Nuclear arms no bargaining chip - Pyongyang
Date March 18, 2013
Choe Sang-Hun
Wary: A South Korean child at a rally denouncing the country's annual joint military exercises with the US. Photo: AP
North Korea says its nuclear weapons are not a bargaining chip to trade for economic concessions, warning that it will never negotiate with the United States as long as Washington maintains its hostile policy towards the North.
The statement on Saturday was the latest in a series in which North Korea has appeared to harden its position on its nuclear weapons program. Since the UN Security Council imposed more sanctions to punish North Korea for its launching of a long-range rocket in December and its third nuclear test last month, the country has said it will no longer attend talks on dismantling its nuclear program.
North Korea previously quit multinational nuclear talks, but until recently had also often said ridding the Korean Peninsula of nuclear weapons was its ultimate goal.
Many regional analysts and officials have suggested North Korea might eventually give up its nuclear weapons for a package of economic incentives.
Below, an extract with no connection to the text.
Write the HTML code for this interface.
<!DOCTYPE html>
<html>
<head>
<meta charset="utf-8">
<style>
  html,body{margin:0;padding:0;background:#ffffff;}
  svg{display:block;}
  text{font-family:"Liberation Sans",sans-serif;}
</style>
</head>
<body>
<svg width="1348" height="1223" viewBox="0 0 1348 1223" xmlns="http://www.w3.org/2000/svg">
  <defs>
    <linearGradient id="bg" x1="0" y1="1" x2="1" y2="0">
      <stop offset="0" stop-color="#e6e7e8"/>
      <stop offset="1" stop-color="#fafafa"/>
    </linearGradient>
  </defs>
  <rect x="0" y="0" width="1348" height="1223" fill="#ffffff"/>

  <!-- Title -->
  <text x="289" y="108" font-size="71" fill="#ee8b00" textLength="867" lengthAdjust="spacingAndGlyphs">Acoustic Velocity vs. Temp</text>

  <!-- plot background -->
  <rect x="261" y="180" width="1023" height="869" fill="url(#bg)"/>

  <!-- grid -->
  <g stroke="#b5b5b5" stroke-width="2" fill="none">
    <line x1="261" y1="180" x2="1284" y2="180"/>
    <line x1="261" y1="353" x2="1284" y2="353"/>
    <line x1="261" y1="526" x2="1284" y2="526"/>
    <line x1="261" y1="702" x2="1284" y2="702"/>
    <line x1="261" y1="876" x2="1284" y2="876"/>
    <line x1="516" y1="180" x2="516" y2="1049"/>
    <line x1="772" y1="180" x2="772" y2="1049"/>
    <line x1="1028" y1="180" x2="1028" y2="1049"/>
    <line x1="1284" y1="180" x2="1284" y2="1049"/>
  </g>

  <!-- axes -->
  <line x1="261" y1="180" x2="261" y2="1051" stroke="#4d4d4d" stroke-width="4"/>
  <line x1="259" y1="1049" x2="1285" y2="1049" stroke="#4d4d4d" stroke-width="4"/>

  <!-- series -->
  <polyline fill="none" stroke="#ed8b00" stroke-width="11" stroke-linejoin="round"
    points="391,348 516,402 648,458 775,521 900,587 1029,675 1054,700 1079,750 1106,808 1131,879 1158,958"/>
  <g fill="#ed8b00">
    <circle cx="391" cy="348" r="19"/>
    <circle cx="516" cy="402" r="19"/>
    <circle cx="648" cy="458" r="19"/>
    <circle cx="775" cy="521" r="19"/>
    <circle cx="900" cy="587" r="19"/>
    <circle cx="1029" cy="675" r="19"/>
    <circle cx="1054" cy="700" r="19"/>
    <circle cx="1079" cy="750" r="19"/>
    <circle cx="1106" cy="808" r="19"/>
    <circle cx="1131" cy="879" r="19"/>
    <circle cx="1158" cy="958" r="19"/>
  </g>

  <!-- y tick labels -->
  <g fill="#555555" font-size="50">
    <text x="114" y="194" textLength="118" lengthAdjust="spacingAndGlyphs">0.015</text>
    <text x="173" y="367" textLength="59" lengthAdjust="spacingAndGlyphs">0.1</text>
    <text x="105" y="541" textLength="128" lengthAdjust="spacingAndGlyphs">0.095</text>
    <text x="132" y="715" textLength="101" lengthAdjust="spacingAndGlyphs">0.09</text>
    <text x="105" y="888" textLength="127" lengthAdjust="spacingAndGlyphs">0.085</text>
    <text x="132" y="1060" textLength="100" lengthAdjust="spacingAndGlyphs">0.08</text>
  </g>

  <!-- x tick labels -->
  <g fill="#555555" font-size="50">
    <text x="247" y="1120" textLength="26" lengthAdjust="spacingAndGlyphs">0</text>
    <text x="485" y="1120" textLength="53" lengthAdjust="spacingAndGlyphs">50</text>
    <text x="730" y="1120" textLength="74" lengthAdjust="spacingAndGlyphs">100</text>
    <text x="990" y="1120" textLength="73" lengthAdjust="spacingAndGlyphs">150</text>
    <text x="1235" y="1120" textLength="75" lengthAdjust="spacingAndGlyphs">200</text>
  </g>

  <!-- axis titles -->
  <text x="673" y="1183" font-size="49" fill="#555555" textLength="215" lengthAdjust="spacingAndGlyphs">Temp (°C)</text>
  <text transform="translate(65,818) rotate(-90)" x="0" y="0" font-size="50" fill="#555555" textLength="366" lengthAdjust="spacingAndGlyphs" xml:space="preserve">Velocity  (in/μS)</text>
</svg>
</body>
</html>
The harsh language used by the North, some say, was just a ploy to maximise the price.
But after North Korea identified itself as a nuclear power in its constitution, revised in April, and after its nuclear test last month, a growing number of analysts say they now believe that North Korea has no intention of giving up its nuclear arms, determined to go the way of countries like Pakistan.
''If they think we have acquired our nuclear weapons to trade them for some economic benefits it will be nothing but an utterly absurd miscalculation,'' a spokesman for the North's Foreign Ministry said on Saturday in a Korean-language statement that was carried by the North's official Korean Central News Agency. ''As long as the United States does not abandon its hostile policy, we have no intention of talking with it, and we will stick fast to our course under 'songun.' ''
Songun, or ''military first,'' is North Korea's governing philosophy. It gives top priority to building nuclear arms and bolstering the military to deter what the government calls US attempts to ''strangle'' and weaken the country with trade embargoes before an invasion.
The North Korean warning came just days after President Barack Obama's national security adviser, Thomas Donilon, said that ''to get the assistance it desperately needs and the respect it claims it wants, North Korea will have to change course''.
''Otherwise, the United States will continue to work with allies and partners to tighten national and international sanctions to impede North Korea's nuclear and missile programs,'' Mr Donilon said. He advised North Korea to learn from Burma, where changes initiated by new leaders have resulted in billions in debt forgiveness, large-scale development assistance and an influx of foreign investment.
North Korea said offers like Mr Donilon's ''may work for other nations, but to us they are nothing but the barking of a dog''.